Vinod Kumar, who works as a junior manager at Bokaro Steel Plant (BSP) in Jharkhand’s Bokaro, is seen in the video clips protesting and crying during his forced wedding at Pandarak in Patna district. When the 29-year-old engineer refuses to put vermillion on the girl’s forehead, her relatives are heard saying: “Are you being hanged? We are solemnising your wedding only” and “Why are you worried? Which mountain is being placed on your head?”

The video, perhaps the first of any forced wedding caught on camera, evoked scenes from the national award-winning 2007 Hindi film ‘Antardwand’ and generated animated discussions on the issue of ‘pakadwa shadi’ in Bihar.  

“He (Vinod) was forced to marry the girl at her house at gunpoint on December 3. He was abducted by her brother, Surendra Yadav, in a Scorpio car the previous night. Police are not helping us,” said Awadhesh Kumar, his brother, to journalists.

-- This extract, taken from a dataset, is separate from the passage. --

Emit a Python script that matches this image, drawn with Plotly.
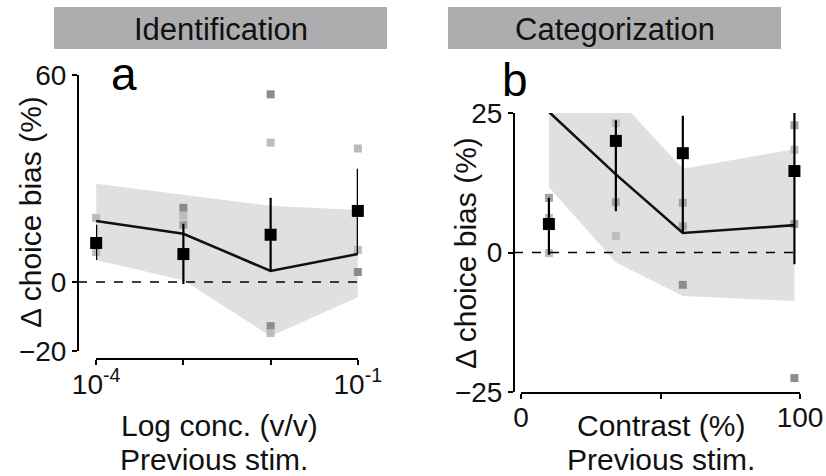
import plotly.graph_objects as go

W, H = 826, 476

# ---------------- Panel a: Identification ----------------
a_x = [1e-4, 1e-3, 1e-2, 1e-1]
a_mean = [11.3, 8.1, 13.7, 20.6]
a_err_hi = [16.6, 16.9, 24.4, 32.8]
a_err_lo = [6.4, -0.6, 3.2, 8.1]
a_model = [17.7, 14.0, 3.2, 8.1]
a_band_hi = [28.5, 25.3, 22.1, 20.9]
a_band_lo = [6.4, 0.5, -15.7, -4.4]
a_ind_x = [1e-4, 1e-4, 1e-3, 1e-3, 1e-3, 1e-2, 1e-2, 1e-2, 1e-2, 1e-1, 1e-1, 1e-1]
a_ind_y = [18.6, 8.7, 21.5, 19.2, 16.6, 54.4, 40.4, -12.8, -14.8, 38.7, 9.3, 2.9]
a_ind_shade = ["l", "l", "d", "l", "m", "d", "l", "d", "l", "l", "l", "d"]
a_yticks = [-20, 0, 60]
a_xticks = [1e-4, 1e-1]
a_xticklabels = ["10<sup>-4</sup>", "10<sup>-1</sup>"]
a_xminor = [1e-3, 1e-2]

# ---------------- Panel b: Categorization ----------------
b_x = [10, 34, 58, 98]
b_mean = [5.1, 20.0, 17.8, 14.6]
b_err_hi = [9.8, 23.7, 24.5, 25.0]
b_err_lo = [-0.4, 7.4, 3.5, -2.1]
b_model = [25.2, 14.0, 3.5, 4.9]
b_band_hi = [28.0, 28.0, 15.0, 18.5]
b_band_lo = [11.7, -1.8, -7.8, -8.7]
b_ind_x = [10, 10, 10, 34, 34, 34, 58, 58, 58, 98, 98, 98, 98]
b_ind_y = [9.8, 6.2, -0.1, 23.2, 9.0, 3.0, 8.9, 4.7, -5.8, 22.8, 18.4, 5.1, -22.5]
b_ind_shade = ["m", "l", "l", "l", "m", "l", "m", "m", "d", "m", "l", "m", "d"]
b_yticks = [-25, 0, 25]
b_xticks = [0, 100]
b_xticklabels = ["0", "100"]
b_xminor = [50]

SHADES = {"d": "#8c8c8e", "m": "#a2a2a4", "l": "#bcbcbe"}
BAND = "#e0e0e0"
FONT = "Liberation Sans, Arial, Helvetica, sans-serif"


def px(x):
    return x / W


def py(y):
    return 1 - y / H


fig = go.Figure()


def add_panel(xs, mean, ehi, elo, model, bhi, blo, ix, iy, ishade, xa, ya):
    fig.add_trace(go.Scatter(x=xs + xs[::-1], y=bhi + blo[::-1], fill="toself",
                             fillcolor=BAND, line=dict(width=0), mode="lines",
                             hoverinfo="skip", showlegend=False, xaxis=xa, yaxis=ya))
    fig.add_trace(go.Scatter(x=ix, y=iy, mode="markers",
                             marker=dict(symbol="square", size=8,
                                         color=[SHADES[s] for s in ishade], line=dict(width=0)),
                             cliponaxis=False, showlegend=False, xaxis=xa, yaxis=ya))
    fig.add_trace(go.Scatter(x=xs, y=model, mode="lines",
                             line=dict(color="#111111", width=2.6),
                             showlegend=False, xaxis=xa, yaxis=ya))
    fig.add_trace(go.Scatter(x=xs, y=mean, mode="markers",
                             marker=dict(symbol="square", size=12, color="#000000"),
                             error_y=dict(type="data", symmetric=False,
                                          array=[h - m for h, m in zip(ehi, mean)],
                                          arrayminus=[m - l for m, l in zip(mean, elo)],
                                          thickness=2.2, width=0, color="#000000"),
                             cliponaxis=False, showlegend=False, xaxis=xa, yaxis=ya))


add_panel(a_x, a_mean, a_err_hi, a_err_lo, a_model, a_band_hi, a_band_lo,
          a_ind_x, a_ind_y, a_ind_shade, "x", "y")
add_panel(b_x, b_mean, b_err_hi, b_err_lo, b_model, b_band_hi, b_band_lo,
          b_ind_x, b_ind_y, b_ind_shade, "x2", "y2")

axis_common = dict(showgrid=False, zeroline=False, showline=True, linecolor="#000000",
                   linewidth=2, ticks="outside", ticklen=5, tickwidth=2, tickcolor="#000000",
                   automargin=False,
                   tickfont=dict(family=FONT, size=28, color="#111111"))


def minor(vals):
    return dict(tickmode="array", tickvals=vals, ticks="outside", ticklen=5,
                tickwidth=2, tickcolor="#000000", showgrid=False)


fig.update_layout(
    template="none",
    width=W, height=H,
    margin=dict(l=0, r=0, t=0, b=0, pad=0, autoexpand=False),
    paper_bgcolor="white", plot_bgcolor="white",
    showlegend=False,
    xaxis=dict(type="log", range=[-4.002, -0.998], domain=[px(96), px(358)],
               anchor="free", position=py(359), ticklabelstandoff=-5,
               tickvals=a_xticks, ticktext=a_xticklabels, minor=minor(a_xminor), **axis_common),
    yaxis=dict(range=[-20, 60], domain=[py(351), py(75)],
               anchor="free", position=px(78), tickvals=a_yticks, **axis_common),
    xaxis2=dict(range=[0, 100], domain=[px(521), px(800)],
                anchor="free", position=py(393), ticklabelstandoff=-6,
                tickvals=b_xticks, ticktext=b_xticklabels, minor=minor(b_xminor), **axis_common),
    yaxis2=dict(range=[-25, 25], domain=[py(392), py(113)],
                anchor="free", position=px(514), tickvals=b_yticks, **axis_common),
)


def label(x, y, text, size, angle=0, color="#111111"):
    fig.add_annotation(x=px(x), y=py(y), xref="paper", yref="paper", text=text,
                       textangle=angle, showarrow=False, xanchor="center", yanchor="middle",
                       font=dict(family=FONT, size=size, color=color))


for x0, x1, txt in [(54, 387, "Identification"), (448, 781, "Categorization")]:
    fig.add_shape(type="rect", xref="paper", yref="paper",
                  x0=px(x0), x1=px(x1), y0=py(49), y1=py(7),
                  fillcolor="#adadaf", line=dict(width=0), layer="below")
    label((x0 + x1) / 2, 29, txt, 31)

fig.add_shape(type="line", xref="paper", yref="y", x0=px(78), x1=px(358), y0=0, y1=0,
              line=dict(color="#000000", width=1.6, dash="dash"))
fig.add_shape(type="line", xref="paper", yref="y2", x0=px(514), x1=px(800), y0=0, y1=0,
              line=dict(color="#000000", width=1.6, dash="dash"))

label(124, 74, "a", 46, color="#000000")
label(515, 80, "b", 46, color="#000000")

label(30, 212, "Δ choice bias (%)", 30, angle=-90)
label(465, 253, "Δ choice bias (%)", 30, angle=-90)
label(219, 425, "Log conc. (v/v)", 30)
label(214, 459, "Previous stim.", 30)
label(661, 425, "Contrast (%)", 30)
label(661, 459, "Previous stim.", 30)

fig.write_html("out.html")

Citing scenes from the video indicating that Vinod was threatened with dire consequences if he refused to marry the girl, Awadhesh said Surendra Yadav had hatched a conspiracy to abduct his brother and force him to marry his sister.

Vinod was allegedly abducted when he came to Patna by train with a friend on December 2 to attend another friend’s wedding at Islampur. He was accosted by gun-toting men who forced him to sit in a Scorpio and brought him to Surendra Yadav’s house. “He was forced to marry Yadav’s sister even as men holding guns stood watching and issued threats,” said Awadhesh.

Denying allegations of refusing help, Pandarak police station in-charge Prabhakar Vishwakarma claimed that police had intervened during the wedding and secured Vinod’s release from the site. “We asked the boy’s family to lodge an abduction case at Mokama because the alleged abduction took place there,” he added.

At a time when the Bihar government is organising a statewide campaign against dowry, this incident of “pakadwa shadi” came both as an oddity and an alarm bell. The phenomenon of eligible bachelors getting abducted and forced into marriage had become rampant in Bihar in the 1980s and 1990s mainly as a fallout of the custom of dowry.

Such weddings take place mostly in districts such as Begusarai, Nawada, Sheikhpura, Lakhiserai, Munger, Gaya, Arwal and Jehanabad. As many as eight people were abducted with the intention of marriage in Bihar last year, according to a report. The state police, however, views “pakadwa shadi” as a social ill, and not crime.